# AIM OF THE TASK
The material below contains a line with "Rebuild this diagram" and a line with "(230,164) .. (280,167);". Copy exactly those two lines and all lines between them.

- - -

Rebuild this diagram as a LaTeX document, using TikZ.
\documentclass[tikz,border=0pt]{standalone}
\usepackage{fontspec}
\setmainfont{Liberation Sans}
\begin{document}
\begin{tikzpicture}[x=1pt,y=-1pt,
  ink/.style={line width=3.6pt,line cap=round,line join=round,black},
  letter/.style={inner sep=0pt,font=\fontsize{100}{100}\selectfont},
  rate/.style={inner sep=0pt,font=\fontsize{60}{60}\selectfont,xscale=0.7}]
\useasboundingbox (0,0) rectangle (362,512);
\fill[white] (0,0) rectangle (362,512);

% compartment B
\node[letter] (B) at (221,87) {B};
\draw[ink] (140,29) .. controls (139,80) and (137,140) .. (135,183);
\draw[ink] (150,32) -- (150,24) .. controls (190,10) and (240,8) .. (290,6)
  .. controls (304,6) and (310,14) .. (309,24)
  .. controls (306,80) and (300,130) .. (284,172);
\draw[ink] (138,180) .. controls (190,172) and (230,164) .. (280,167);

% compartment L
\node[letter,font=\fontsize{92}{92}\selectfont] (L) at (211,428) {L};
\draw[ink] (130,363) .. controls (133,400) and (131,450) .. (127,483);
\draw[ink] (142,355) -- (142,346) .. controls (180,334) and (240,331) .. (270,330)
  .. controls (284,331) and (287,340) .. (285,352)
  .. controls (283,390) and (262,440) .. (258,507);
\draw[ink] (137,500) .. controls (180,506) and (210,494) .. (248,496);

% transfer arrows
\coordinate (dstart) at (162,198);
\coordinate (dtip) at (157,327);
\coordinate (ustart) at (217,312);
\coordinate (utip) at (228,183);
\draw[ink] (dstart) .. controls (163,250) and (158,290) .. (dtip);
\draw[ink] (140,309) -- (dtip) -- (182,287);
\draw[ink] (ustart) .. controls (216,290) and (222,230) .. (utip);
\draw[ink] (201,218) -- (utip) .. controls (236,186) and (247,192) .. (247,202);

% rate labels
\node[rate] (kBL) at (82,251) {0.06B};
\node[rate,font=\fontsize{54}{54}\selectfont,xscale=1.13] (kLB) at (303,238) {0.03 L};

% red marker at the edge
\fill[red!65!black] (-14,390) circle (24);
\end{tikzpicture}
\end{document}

- - -

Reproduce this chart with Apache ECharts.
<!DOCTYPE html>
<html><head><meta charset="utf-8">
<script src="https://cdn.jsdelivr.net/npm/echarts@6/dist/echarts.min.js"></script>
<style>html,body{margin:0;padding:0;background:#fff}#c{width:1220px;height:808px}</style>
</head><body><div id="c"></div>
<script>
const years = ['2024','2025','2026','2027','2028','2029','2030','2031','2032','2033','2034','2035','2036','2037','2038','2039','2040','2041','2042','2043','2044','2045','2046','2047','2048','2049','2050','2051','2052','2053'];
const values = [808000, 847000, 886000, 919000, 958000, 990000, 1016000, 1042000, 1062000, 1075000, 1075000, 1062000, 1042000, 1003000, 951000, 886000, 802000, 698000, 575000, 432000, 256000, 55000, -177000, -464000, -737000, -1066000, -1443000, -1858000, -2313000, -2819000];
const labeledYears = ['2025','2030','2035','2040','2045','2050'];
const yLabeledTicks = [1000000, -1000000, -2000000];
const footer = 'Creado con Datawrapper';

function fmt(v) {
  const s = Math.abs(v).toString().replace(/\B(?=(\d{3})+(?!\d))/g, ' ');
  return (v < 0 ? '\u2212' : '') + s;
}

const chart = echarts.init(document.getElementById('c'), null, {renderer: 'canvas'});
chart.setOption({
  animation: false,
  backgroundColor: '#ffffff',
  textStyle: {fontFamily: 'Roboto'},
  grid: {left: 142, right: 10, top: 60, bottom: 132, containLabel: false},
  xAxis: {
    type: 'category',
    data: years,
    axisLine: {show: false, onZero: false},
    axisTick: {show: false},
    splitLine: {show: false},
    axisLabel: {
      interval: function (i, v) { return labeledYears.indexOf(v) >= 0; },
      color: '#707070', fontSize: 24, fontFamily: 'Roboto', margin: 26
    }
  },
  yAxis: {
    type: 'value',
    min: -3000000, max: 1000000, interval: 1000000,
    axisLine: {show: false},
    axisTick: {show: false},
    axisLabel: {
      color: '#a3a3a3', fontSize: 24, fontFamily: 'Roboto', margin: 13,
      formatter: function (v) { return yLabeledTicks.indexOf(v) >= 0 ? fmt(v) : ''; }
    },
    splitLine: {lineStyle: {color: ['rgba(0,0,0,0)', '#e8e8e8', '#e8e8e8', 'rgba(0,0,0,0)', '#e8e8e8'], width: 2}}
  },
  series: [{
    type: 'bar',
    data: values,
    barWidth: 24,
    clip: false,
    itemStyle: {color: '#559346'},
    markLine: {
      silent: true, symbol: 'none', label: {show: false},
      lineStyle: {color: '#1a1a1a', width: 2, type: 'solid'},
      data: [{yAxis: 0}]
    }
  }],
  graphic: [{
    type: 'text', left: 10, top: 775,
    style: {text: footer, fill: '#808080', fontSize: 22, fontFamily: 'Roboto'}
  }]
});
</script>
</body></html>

- - -

# EXERCISE OUTPUT
Rebuild this diagram as a LaTeX document, using TikZ.
\documentclass[tikz,border=0pt]{standalone}
\usepackage{fontspec}
\setmainfont{Liberation Sans}
\begin{document}
\begin{tikzpicture}[x=1pt,y=-1pt,
  ink/.style={line width=3.6pt,line cap=round,line join=round,black},
  letter/.style={inner sep=0pt,font=\fontsize{100}{100}\selectfont},
  rate/.style={inner sep=0pt,font=\fontsize{60}{60}\selectfont,xscale=0.7}]
\useasboundingbox (0,0) rectangle (362,512);
\fill[white] (0,0) rectangle (362,512);

% compartment B
\node[letter] (B) at (221,87) {B};
\draw[ink] (140,29) .. controls (139,80) and (137,140) .. (135,183);
\draw[ink] (150,32) -- (150,24) .. controls (190,10) and (240,8) .. (290,6)
  .. controls (304,6) and (310,14) .. (309,24)
  .. controls (306,80) and (300,130) .. (284,172);
\draw[ink] (138,180) .. controls (190,172) and (230,164) .. (280,167);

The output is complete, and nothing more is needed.